-- BEGIN Exercise materials --

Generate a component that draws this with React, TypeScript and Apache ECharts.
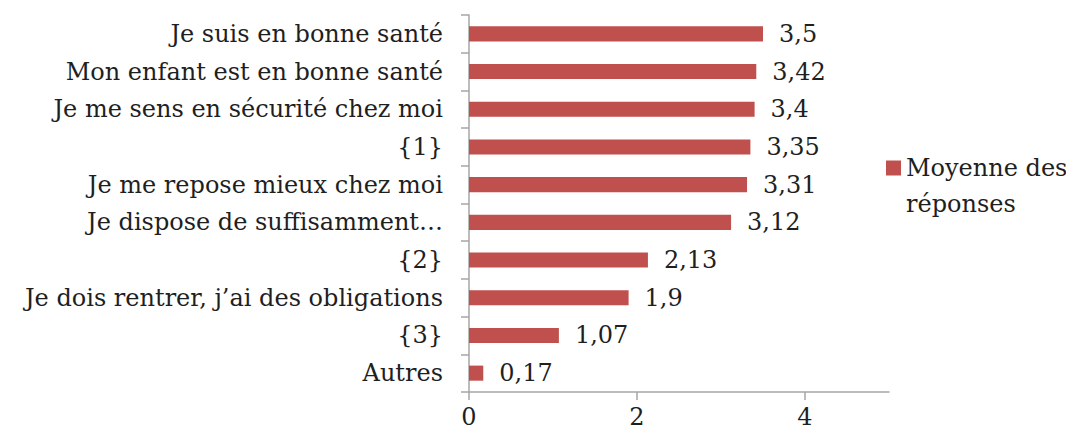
import React, { useEffect, useRef } from "react";
import * as echarts from "echarts";

const categories = [
  "Je suis en bonne santé",
  "Mon enfant est en bonne santé",
  "Je me sens en sécurité chez moi",
  "{1}",
  "Je me repose mieux chez moi",
  "Je dispose de suffisamment…",
  "{2}",
  "Je dois rentrer, j’ai des obligations",
  "{3}",
  "Autres",
];
const values = [3.5, 3.42, 3.4, 3.35, 3.31, 3.12, 2.13, 1.9, 1.07, 0.17];
const xTicks = [0, 2, 4];
const seriesName = "Moyenne des réponses";
const legendLines = ["Moyenne des", "réponses"];

const FONT = "DejaVu Serif";
const TEXT = "#1f1f1f";
const AXIS = "#a6a6a6";
const BAR = "#c0504d";
const FS = 24;

export default function App() {
  const ref = useRef<HTMLDivElement>(null);
  useEffect(() => {
    const chart = echarts.init(ref.current!, null, { renderer: "svg" });
    chart.setOption({
      animation: false,
      grid: {
        left: 469,
        right: 177,
        top: 15,
        bottom: 42,
        outerBoundsMode: "none",
      },
      legend: {
        orient: "vertical",
        left: 886,
        top: 114,
        padding: 0,
        itemWidth: 15,
        itemHeight: 15,
        icon: "rect",
        data: [seriesName],
        formatter: () => "\n" + legendLines.join("\n"),
        textStyle: {
          fontFamily: FONT,
          fontSize: FS,
          color: TEXT,
          lineHeight: 36,
        },
      },
      xAxis: {
        type: "value",
        min: 0,
        max: 5,
        interval: 2,
        splitLine: { show: false },
        axisLine: { show: true, lineStyle: { color: AXIS, width: 1.5 } },
        axisTick: {
          show: true,
          length: 8,
          customValues: xTicks,
          lineStyle: { color: AXIS, width: 1.5 },
        },
        axisLabel: {
          customValues: xTicks,
          fontFamily: FONT,
          fontSize: FS,
          color: TEXT,
          margin: 13,
        },
      },
      yAxis: {
        type: "category",
        inverse: true,
        data: categories,
        axisLine: { show: true, lineStyle: { color: AXIS, width: 1.5 } },
        axisTick: {
          show: true,
          length: 8,
          alignWithLabel: false,
          lineStyle: { color: AXIS, width: 1.5 },
        },
        axisLabel: {
          fontFamily: FONT,
          fontSize: FS,
          color: TEXT,
          margin: 26,
        },
      },
      series: [
        {
          name: seriesName,
          type: "bar",
          data: values,
          barCategoryGap: "60%",
          itemStyle: { color: BAR },
          label: {
            show: true,
            position: "right",
            distance: 16,
            fontFamily: FONT,
            fontSize: FS,
            color: TEXT,
            formatter: (p: any) => String(p.value).replace(".", ","),
          },
        },
      ],
    });
    return () => chart.dispose();
  }, []);
  return (
    <div
      ref={ref}
      style={{ position: "fixed", left: 0, top: 0, width: 1066, height: 434, background: "#fff" }}
    />
  );
}
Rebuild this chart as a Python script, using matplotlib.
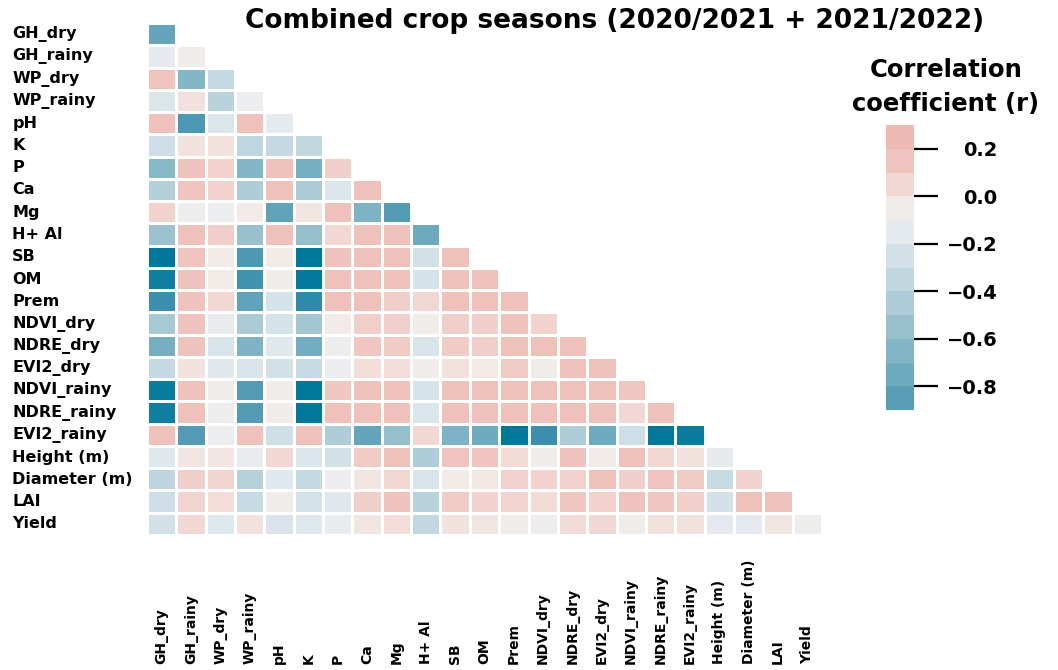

-- END Exercise materials --

Show all lines from the listing above in which "this" appears.

Generate a component that draws this with React, TypeScript and Apache ECharts.
Rebuild this chart as a Python script, using matplotlib.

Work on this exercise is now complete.